U.S. millionaires see real estate as the top alternative-asset class to own this year, according to Morgan Stanley. (MS)
About 77 percent of investors with at least $1 million in assets own real estate, according to a survey released today by the New York-based investment bank’s wealth-management unit. Direct ownership of residential and commercial properties was the No. 1 alternative-investment pick for 2014, with a third of millionaires surveyed saying they plan to buy this year. Twenty-three percent said they expect to invest in real estate investment trusts, the second-most popular choice.
Wealthy investors are turning to a rebounding real estate market as fixed-income yields remain historically low and equities surge. U.S. commercial-property values rose 8 percent in the 12 months ended Jan. 31, and have jumped 71 percent since hitting their post-recession bottom in 2009, research firm Green Street Advisors Inc. reported today. The S&P/Case-Shiller index of home prices in 20 cities is up 24 percent from its 2012 low.
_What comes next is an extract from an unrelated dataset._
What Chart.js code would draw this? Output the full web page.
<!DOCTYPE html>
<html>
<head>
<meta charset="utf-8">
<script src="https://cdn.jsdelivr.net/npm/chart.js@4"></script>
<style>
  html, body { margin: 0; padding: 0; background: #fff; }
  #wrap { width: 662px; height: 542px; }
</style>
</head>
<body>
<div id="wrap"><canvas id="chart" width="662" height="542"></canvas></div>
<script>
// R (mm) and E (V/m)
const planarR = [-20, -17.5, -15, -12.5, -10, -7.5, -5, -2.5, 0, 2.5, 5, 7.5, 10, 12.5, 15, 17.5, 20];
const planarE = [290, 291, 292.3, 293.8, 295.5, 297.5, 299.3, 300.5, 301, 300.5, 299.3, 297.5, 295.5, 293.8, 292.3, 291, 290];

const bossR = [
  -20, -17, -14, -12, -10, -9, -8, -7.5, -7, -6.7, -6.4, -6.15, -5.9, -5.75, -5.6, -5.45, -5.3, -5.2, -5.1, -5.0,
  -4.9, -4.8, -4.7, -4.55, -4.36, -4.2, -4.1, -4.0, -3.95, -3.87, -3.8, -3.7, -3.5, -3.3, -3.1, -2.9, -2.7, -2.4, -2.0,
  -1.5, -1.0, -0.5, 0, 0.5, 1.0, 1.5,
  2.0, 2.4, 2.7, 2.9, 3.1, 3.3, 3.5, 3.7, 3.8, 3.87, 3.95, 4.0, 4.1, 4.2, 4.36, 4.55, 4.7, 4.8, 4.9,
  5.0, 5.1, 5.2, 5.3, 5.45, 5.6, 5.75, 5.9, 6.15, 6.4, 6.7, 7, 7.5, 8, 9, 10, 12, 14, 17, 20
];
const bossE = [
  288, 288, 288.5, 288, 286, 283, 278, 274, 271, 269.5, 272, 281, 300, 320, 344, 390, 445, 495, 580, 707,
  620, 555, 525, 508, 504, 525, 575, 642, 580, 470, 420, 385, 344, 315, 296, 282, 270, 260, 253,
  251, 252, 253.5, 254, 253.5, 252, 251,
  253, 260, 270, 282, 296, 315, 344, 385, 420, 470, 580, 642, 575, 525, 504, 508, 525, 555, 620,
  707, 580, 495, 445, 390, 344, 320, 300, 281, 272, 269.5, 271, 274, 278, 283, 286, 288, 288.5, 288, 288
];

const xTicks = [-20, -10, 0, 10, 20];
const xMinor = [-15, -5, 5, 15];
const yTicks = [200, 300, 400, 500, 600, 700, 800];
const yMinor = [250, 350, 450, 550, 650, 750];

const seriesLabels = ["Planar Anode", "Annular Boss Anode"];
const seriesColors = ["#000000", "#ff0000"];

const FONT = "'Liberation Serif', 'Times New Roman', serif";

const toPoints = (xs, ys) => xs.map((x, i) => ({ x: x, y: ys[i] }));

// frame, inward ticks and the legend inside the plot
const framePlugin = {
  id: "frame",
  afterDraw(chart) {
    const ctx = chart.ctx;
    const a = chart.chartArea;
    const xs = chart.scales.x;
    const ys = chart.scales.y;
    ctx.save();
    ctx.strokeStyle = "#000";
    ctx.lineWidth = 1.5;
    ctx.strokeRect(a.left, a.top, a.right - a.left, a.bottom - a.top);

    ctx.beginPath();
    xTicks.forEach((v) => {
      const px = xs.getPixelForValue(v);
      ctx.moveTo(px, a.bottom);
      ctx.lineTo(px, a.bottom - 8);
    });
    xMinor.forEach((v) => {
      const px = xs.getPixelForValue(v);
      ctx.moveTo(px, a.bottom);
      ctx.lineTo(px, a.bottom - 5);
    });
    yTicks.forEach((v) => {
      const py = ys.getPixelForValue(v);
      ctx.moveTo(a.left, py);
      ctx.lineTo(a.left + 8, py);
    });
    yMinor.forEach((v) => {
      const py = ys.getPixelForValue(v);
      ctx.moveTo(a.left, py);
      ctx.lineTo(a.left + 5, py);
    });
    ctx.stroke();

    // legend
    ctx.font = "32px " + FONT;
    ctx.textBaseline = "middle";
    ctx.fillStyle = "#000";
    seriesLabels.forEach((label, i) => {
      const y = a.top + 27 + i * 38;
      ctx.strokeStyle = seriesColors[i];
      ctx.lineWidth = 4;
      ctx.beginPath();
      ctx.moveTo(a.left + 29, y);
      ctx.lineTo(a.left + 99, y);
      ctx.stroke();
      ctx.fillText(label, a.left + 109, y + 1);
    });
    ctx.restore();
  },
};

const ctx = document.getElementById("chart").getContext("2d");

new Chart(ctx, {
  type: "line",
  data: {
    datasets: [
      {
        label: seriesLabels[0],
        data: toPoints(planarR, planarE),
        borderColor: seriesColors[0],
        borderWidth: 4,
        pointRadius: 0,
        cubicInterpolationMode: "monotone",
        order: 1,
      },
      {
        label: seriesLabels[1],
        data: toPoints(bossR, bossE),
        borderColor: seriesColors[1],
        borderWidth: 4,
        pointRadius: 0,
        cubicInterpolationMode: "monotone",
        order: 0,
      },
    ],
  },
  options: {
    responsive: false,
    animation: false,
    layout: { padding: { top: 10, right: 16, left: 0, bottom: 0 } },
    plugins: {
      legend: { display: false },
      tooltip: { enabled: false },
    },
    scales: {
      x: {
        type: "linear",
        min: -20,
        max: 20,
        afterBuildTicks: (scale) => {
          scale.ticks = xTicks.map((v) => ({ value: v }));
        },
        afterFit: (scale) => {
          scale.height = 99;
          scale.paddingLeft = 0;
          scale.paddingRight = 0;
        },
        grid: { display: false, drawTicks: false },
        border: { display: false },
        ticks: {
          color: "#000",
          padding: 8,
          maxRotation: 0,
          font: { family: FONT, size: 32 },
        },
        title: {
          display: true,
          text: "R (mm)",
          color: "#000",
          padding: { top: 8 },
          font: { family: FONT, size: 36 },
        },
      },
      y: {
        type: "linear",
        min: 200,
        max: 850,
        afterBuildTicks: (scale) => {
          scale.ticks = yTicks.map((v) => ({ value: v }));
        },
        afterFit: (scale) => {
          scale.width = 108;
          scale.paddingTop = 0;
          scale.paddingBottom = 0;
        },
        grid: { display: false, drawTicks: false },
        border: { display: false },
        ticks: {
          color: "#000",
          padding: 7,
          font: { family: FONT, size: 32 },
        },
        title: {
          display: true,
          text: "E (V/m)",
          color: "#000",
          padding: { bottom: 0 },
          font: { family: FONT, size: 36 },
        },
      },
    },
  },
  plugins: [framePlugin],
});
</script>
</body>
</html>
“After a year where the Standard & Poor’s Index rose 30 percent, some millionaires are moving money out of traditional, long-only strategies to find outperformance, and turning toward alternatives such as real estate and private equity,” said Gary Kaminsky, a vice chairman at Morgan Stanley Wealth Management in New York. “Sophisticated, high-net-worth investors are much more concerned about losses.”
Wealthy investors see stocks getting expensive and interest rates staying stable or even declining over the next couple of years, Kaminsky said in an interview at a conference for Tiger 21 investors last week in Scottsdale, Arizona. That’s why they are looking more closely at alternatives including real estate for returns and income, he said.
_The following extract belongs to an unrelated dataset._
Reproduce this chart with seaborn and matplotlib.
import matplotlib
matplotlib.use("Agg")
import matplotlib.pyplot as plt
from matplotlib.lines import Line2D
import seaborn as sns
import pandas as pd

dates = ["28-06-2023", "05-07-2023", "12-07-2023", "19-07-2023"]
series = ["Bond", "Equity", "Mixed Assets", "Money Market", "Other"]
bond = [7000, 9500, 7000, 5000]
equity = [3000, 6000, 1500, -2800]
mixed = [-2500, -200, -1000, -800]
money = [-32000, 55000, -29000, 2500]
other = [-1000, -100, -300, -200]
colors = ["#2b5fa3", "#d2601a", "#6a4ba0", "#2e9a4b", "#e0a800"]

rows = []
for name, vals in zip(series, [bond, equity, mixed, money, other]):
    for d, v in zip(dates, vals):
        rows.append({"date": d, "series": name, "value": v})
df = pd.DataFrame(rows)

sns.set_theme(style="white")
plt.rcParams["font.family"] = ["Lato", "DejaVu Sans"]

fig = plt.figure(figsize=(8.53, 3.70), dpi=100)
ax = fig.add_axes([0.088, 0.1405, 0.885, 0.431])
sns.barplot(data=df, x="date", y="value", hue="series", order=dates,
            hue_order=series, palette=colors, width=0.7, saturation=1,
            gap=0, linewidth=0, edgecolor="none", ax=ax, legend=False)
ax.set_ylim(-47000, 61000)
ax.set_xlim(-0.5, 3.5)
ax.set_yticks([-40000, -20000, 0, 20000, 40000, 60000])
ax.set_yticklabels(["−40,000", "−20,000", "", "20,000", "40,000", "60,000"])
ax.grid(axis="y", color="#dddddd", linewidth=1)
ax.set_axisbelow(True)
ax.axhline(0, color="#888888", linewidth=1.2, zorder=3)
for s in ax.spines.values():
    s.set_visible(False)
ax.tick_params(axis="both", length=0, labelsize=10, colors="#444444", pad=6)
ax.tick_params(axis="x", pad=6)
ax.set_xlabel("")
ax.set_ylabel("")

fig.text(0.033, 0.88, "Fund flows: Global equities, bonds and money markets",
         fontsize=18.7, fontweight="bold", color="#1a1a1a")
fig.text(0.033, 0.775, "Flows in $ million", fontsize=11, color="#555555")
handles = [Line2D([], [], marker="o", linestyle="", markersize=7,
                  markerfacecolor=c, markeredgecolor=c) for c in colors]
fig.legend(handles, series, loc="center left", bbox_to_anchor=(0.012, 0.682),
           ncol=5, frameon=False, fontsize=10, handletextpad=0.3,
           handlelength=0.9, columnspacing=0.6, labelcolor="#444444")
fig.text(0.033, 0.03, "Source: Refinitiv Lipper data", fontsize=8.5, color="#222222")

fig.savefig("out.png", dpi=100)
Tiger 21 members, who have at least $10 million in investable assets, increased their average allocation to real estate last year to 21 percent as of the fourth quarter from 19 percent in the first three months of 2013, according to a separate study released by the New York-based group last month.
“We had a great bull run last year,” Ade, a 60-year-old geologist, said in an interview today. “I don’t know if the bull is dead, but it certainly is lame right now.”
This year may be the tail-end of attractive investments in property before interest rates rise, said Ade, who has made his money finding oil companies and private investors to fund the drilling of wells. He said he is trying to purchase residential real estate in Miami right now.
Wealthy foreigners have bought high-end U.S. properties for their safety and because they’re denominated in dollars, the world’s reserve currency, he said. This helps domestic millionaires maintain the value of their property investments.
“It creates competition, which drives the price up for everybody,” he said. “The sellers have multiple channels to sell into. That gives you more liquidity.”